Datawrapper is a data compilation and visualization software that enables its users to generate simple, precise, and embeddable charts very quickly. It is open-source and free to use. Datawrapper is mainly used by journalists, software developers, and other design professionals.
Features of Datawrapper
- It is compatible with all types of devices – mobile, tablet, or desktop
- It is very user-friendly and interactive
- It requires zero coding
- It offers great customization and export options.
We saw some of the most in-demand big data technologies that are floating in the market. The Big Data technologies discussed here can help any company to increase its profits, understand its customers better and develop quality solutions. Deciding which big data tool works best for a project depends largely on the project’s requirements. So, one needs to choose the right Big Data tool wisely as per your project needs. In the era of data, the knowledge of big data tools holds high value for any employee or learner wanting to enter the big data domain.

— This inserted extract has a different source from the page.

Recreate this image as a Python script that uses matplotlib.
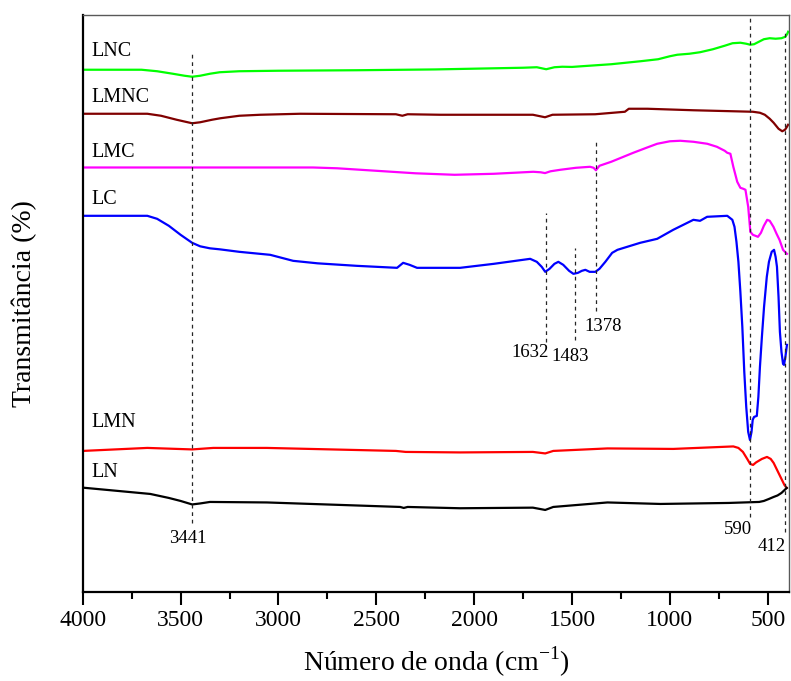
import matplotlib
matplotlib.use("Agg")
import matplotlib.pyplot as plt
from matplotlib.ticker import MultipleLocator

plt.rcParams['font.family'] = ['Liberation Serif', 'DejaVu Serif']
plt.rcParams['mathtext.fontset'] = 'custom'
plt.rcParams['mathtext.rm'] = 'Liberation Serif'

# FTIR spectra (wavenumber in cm-1, transmittance in offset arbitrary units)
lnc_w = [4000, 3700, 3620, 3540, 3480, 3441, 3400, 3350, 3300, 3200, 3000, 2600, 2200, 1750,
         1680, 1632, 1590, 1550, 1500, 1450, 1300, 1150, 1060, 1000, 962, 900, 846, 780,
         720, 680, 640, 610, 590, 570, 545, 520, 490, 460, 430, 410, 400, 396]
lnc_t = [522, 522, 520.5, 518, 516, 515, 516, 518, 519.5, 520.5, 521, 521.5, 522.3, 524,
         524.5, 522.5, 524.5, 525, 524.8, 525.5, 527.5, 530.5, 532.5, 535.5, 537, 538, 539.5, 542.5,
         546, 548.5, 549, 548, 547, 547.5, 550, 552.5, 553.5, 553, 553.5, 555, 558, 560]

lmnc_w = [4000, 3670, 3600, 3520, 3441, 3400, 3340, 3297, 3200, 3093, 2890, 2400, 2367, 2340,
          2173, 1700, 1638, 1600, 1382, 1230, 1210, 1115, 880, 576, 540, 515, 490, 470, 445,
          426, 412, 405, 396]
lmnc_t = [478, 478, 476, 472, 468.5, 469.5, 472, 473.5, 476, 477, 478, 477.5, 476, 477.5,
          477, 477, 474.5, 477, 477.5, 480, 483, 483, 481.5, 480, 479, 477, 473, 469, 463,
          460.5, 462, 464, 467]

lmc_w = [4000, 2823, 2700, 2500, 2300, 2100, 1900, 1698, 1660, 1638, 1610, 1560, 1480, 1408,
         1390, 1378, 1360, 1300, 1187, 1120, 1065, 1000, 947, 880, 809, 760, 720, 707, 691,
         676, 656, 640, 625, 614, 600, 589, 576, 550, 535, 520, 503, 490, 471, 455, 440, 422, 402]
lmc_t = [424.3, 424.3, 423.5, 421, 418.5, 417, 418, 420, 419.5, 418.7, 420.5, 422, 424, 425,
         424, 421.5, 426, 430, 439, 444, 448, 450.5, 451, 450, 448, 445, 441, 439, 438,
         425, 410, 404, 403, 402, 385, 360, 357, 355, 359, 366, 372, 371, 365, 358, 352, 342, 338]

lc_w = [4000, 3670, 3620, 3560, 3500, 3441, 3400, 3350, 3300, 3200, 3042, 2925, 2800, 2600,
        2394, 2363, 2330, 2292, 2072, 1900, 1714, 1680, 1655, 1637, 1615, 1590, 1570, 1545,
        1515, 1493, 1470, 1450, 1432, 1410, 1381, 1360, 1330, 1295, 1268, 1152, 1065, 983,
        880, 846, 810, 707, 681, 670, 660, 650, 640, 630, 620, 610, 600, 591, 583, 577, 570,
        556, 548, 540, 530, 519, 505, 494, 480, 468, 460, 453, 445, 438, 430, 422, 417, 410, 402]
lc_t = [376, 376, 373, 366, 357, 349, 345.5, 343.5, 342.5, 340, 337, 331, 328.5, 326,
        324, 329, 327, 324, 324, 328, 333, 330, 325, 320, 323, 328, 330, 327,
        321, 318, 319, 321, 322, 320, 320, 323, 330, 339, 342, 349, 353, 362,
        372, 371, 375, 376, 372, 365, 350, 330, 300, 265, 220, 185, 160, 152, 160, 172, 175,
        176, 195, 225, 255, 285, 315, 330, 340, 342, 335, 325, 295, 260, 240, 228, 227, 235, 247]

lmn_w = [4000, 3670, 3441, 3333, 3059, 2400, 2350, 2072, 1700, 1637, 1596, 1319, 983, 676,
         650, 627, 605, 590, 575, 560, 530, 504, 485, 470, 450, 430, 415, 403]
lmn_t = [141, 144, 142.5, 144, 144, 141, 140, 139.5, 140, 138.5, 141, 143.5, 143, 145.5,
         144, 140, 133, 128, 127, 129.5, 133, 135, 133, 129, 121, 113, 107, 104]

ln_w = [4000, 3655, 3560, 3500, 3441, 3400, 3350, 3059, 2378, 2360, 2340, 2072, 1700, 1637,
        1596, 1319, 1049, 700, 544, 520, 494, 470, 450, 430, 403]
ln_t = [104.3, 98, 94, 91, 87.5, 88.5, 90, 89.5, 85, 84, 85, 83.7, 84.3, 82,
        85, 89.5, 88, 89, 90, 91, 93, 95, 96.5, 99, 104]

series = [
    ("LNC", lnc_w, lnc_t, "#00ff00", 540),
    ("LMNC", lmnc_w, lmnc_t, "#800000", 494),
    ("LMC", lmc_w, lmc_t, "#ff00ff", 439),
    ("LC", lc_w, lc_t, "#0000ff", 392),
    ("LMN", lmn_w, lmn_t, "#ff0000", 169),
    ("LN", ln_w, ln_t, "#000000", 119),
]

# band markers: wavenumber, dashed segment (bottom, top), label anchor
peaks = [3441, 1632, 1483, 1378, 590, 412]
peak_lines = [(69, 539), (250, 379), (252, 344), (281, 453), (75, 577), (60, 562)]
peak_text = [(3461, 53), (1714, 239), (1510, 235), (1342, 265), (651, 62), (478, 45)]

fig = plt.figure(figsize=(7.91, 6.81), dpi=100)
ax = fig.add_axes([0.1046, 0.1307, 0.893, 0.8477])

for name, w, t, color, ylab in series:
    ax.plot(w, t, color=color, lw=1.6, solid_joinstyle='round')
    ax.text(3958, ylab, name, fontsize=14.5, ha='left', va='center')

for p, (y0, y1), (tx, ty) in zip(peaks, peak_lines, peak_text):
    ax.plot([p, p], [y0, y1], color='0.15', lw=0.9, ls=(0, (3, 3)))
    ax.text(tx, ty, str(p), fontsize=13.5, ha='center', va='center')

ax.set_xlim(4000, 391)
ax.set_ylim(0, 577)
ax.xaxis.set_major_locator(MultipleLocator(500))
ax.xaxis.set_minor_locator(MultipleLocator(250))
ax.tick_params(axis='x', which='major', direction='out', length=9, width=1.5,
               labelsize=17, pad=4)
ax.tick_params(axis='x', which='minor', direction='out', length=5, width=1.5)
ax.set_yticks([])

for side in ['left', 'bottom']:
    ax.spines[side].set_linewidth(1.6)
    ax.spines[side].set_color('black')
for side in ['top', 'right']:
    ax.spines[side].set_linewidth(1.0)
    ax.spines[side].set_color('0.35')

ax.set_xlabel('Número de onda (cm$^{-1}$)', fontsize=20, labelpad=10)
ax.set_ylabel('Transmitância (%)', fontsize=20, labelpad=33)

fig.savefig('out.png', dpi=100)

Which is the best tool for big data?
The choice of a big data tool depends on the use case of the user. But overall, Apache storm and Apache Hadoop can be considered as the best big data tools
Which type of company uses big data?
Big data is being used by companies in every sector, such as banking and finance, healthcare, education, Communications, Media and Entertainment, and the list goes on. Some of the top companies using big data are Google, Amazon, Apple, Facebook, and Netflix.
Is Big Data Dead?
No, Big data isn’t dead. It’s only going to become more prominent. With the huge consumption of data in everyday life – the analytics drawn from it will only nurture and provide a direction to the industry.
Who benefits from big data?
The business benefits from big data by making strategically better decisions, increasing productivity, and reducing costs. Organizations in turn can provide a better customer experience to their users. Organizations can also increase their revenue and enhance their products through big data.